HMS Invincible has just completed a six-month voyage to the Adriatic Sea in support of British troops serving with the United Nations in Bosnia-Herzegovina. During this time, over 100 staff - about 10 per cent of the ship’s company of 1,200 men and women - have been studying a range of GCSE subjects and are currently taking their exams.

Last week the ship was doing high-speed trials in the English Channel but exams went ahead, invigilated in the ship’s classroom and the admiral’s dining cabin. “Conditions were not ideal,” said Commander Andrew Trevithick, in charge of education. “At 30 knots the ship vibrates and it is not the best place to concentrate on exams. But we are an examination centre like any other and we must take the papers at the same time as everyone else.”

The students’ ages range from 16 to 40 and their jobs from cooks to aircraft engineers and from marine engineers to radar operators. They are motivated to get qualifications for promotion, an imminent transfer to civilian life or self-development. Not least, studying is an interesting and constructive way of passing long periods of time at sea.

The courses are intensive and require a lot of homework. GCSEs are available in English, maths, general studies, physics, history and human biology. There is no assessed coursework because of the difficulties of sending it to assessors on time. Instead, the entrants sit the International GCSE exam which has an extra paper to replace the coursework done in schools.

There are 200 full-time instructor officers providing education in the Royal Navy, 50 of whom were qualified as teachers when they joined the service. Eight are on board HMS Invincible, although four have other duties too, in meteorology, oceanography, photographic and reconnaissance duties.

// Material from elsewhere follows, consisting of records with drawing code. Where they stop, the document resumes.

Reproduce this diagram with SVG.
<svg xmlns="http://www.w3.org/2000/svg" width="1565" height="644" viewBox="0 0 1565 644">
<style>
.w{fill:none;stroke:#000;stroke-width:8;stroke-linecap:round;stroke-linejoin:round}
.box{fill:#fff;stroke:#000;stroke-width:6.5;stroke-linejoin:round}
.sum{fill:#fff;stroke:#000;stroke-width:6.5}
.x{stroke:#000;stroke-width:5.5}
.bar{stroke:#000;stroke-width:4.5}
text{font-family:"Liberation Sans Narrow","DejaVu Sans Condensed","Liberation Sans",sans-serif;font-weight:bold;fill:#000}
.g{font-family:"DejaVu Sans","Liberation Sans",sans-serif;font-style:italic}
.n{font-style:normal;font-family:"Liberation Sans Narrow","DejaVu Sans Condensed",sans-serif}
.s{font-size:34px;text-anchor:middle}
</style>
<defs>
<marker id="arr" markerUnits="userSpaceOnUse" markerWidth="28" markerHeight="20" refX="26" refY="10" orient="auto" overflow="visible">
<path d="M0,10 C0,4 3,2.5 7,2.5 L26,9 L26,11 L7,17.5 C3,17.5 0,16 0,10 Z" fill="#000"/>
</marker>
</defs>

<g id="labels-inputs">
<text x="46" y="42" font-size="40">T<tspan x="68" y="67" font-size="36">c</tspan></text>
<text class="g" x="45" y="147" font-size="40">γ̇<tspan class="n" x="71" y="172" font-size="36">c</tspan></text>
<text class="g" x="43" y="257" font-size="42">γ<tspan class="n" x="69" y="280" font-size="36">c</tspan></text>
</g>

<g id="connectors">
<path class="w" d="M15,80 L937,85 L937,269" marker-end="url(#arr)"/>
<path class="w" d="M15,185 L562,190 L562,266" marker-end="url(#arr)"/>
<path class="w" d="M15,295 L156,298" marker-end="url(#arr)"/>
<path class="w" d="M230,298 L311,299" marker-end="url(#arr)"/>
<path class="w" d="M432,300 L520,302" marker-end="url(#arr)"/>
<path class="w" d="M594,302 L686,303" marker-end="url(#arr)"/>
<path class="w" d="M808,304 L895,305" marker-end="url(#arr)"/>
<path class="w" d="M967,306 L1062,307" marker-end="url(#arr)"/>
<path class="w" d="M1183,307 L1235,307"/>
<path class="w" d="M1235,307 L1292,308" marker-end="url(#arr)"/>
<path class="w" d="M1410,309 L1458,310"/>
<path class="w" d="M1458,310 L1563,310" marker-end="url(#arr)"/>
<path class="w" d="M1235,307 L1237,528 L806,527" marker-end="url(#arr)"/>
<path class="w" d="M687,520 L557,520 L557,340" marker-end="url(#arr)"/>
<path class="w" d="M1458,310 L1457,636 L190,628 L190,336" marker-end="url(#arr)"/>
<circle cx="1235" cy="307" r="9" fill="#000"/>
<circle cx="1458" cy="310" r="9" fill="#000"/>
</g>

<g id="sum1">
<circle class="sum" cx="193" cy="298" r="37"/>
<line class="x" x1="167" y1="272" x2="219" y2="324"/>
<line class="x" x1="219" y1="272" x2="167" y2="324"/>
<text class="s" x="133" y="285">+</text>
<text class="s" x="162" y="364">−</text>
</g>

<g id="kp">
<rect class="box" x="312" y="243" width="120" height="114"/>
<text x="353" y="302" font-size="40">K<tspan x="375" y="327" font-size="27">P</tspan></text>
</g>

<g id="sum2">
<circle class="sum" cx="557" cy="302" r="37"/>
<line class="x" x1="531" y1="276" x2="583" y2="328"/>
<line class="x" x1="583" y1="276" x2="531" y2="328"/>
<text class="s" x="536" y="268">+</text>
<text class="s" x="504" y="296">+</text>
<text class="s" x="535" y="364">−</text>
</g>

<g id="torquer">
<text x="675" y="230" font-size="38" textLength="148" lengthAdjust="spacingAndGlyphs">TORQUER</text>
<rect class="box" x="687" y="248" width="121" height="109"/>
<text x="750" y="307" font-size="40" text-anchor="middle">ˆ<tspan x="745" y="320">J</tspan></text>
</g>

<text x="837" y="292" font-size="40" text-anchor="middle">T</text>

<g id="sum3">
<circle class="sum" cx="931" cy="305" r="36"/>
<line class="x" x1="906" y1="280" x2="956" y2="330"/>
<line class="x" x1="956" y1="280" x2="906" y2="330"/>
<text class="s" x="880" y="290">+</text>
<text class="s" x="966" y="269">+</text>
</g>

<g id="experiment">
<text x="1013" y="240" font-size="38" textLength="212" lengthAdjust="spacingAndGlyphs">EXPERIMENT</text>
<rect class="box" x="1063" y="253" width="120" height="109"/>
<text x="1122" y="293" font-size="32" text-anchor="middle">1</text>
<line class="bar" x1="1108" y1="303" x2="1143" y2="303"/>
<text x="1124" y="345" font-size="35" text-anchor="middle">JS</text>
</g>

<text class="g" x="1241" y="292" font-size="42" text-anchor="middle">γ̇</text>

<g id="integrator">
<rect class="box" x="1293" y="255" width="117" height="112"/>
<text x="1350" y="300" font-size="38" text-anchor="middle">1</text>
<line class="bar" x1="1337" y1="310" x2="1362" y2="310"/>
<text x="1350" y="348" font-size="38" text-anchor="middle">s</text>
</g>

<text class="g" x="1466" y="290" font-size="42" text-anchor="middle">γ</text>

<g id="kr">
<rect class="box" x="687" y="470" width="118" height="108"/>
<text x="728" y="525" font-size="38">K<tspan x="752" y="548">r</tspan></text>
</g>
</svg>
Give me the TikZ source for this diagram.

Invincible’s education and resettlement department organises the courses under Commander Trevithick, who joined the Royal Navy in 1979 with a Post-Graduate Certificate in Education in mathematics. “My role, I suppose, equates to that of headmaster of a small, co-educational comprehensive, or college of further education.”

Aircraft carriers are the only ships big enough to have separate education departments with officers teaching full-time. On a smaller ship the teaching is carried out by officers and senior rates who are paid an hourly rate for teaching in their spare time. We have some of these part-time teachers on the staff - indeed some are considering teaching as a civilian career.

Encouraging part-time teaching releases instructor officers for administration and for other departmental tasks such as resettlement and careers advice for those leaving the Navy (whether through completion of service, notice or redundancy). Advice can be given on university entrance, National Vocational Qualifications, colleges and schools.

Lessons take place in a compartment below the waterline that has the teaching facilities at one end - chalkboard, overhead projector, TV and video - and an altar at the other for when the room is used as a chapel. The compartment can accommodate 13 students in lessons run as “evening” classes from 4pm to 10pm. It also houses the ship’s well-stocked library and doubles up as a room for meetings and professional training.

The provision of GCSE courses is not the only educational activity on HMS Invincible. Basic numeracy and literacy courses working towards the Naval Mathematics and English Test (NAMET) are available for staff who do not have GCSEs in maths and English.

The Navy gives grants towards the cost of A-level correspondence courses and Open University studies (14 students are currently at various stages of degrees). All GCSE students are supplied with textbooks and past papers.

At the end of July, the ship is due to return to the Adriatic and staff are already signing up for GCSE exams in November. Although schools would tend to use them for resits, on HMS Invincible this is another opportunity for personnel to improve their qualifications.

Tony Ellender is a lieutenant and course organiser in the Royal Navy.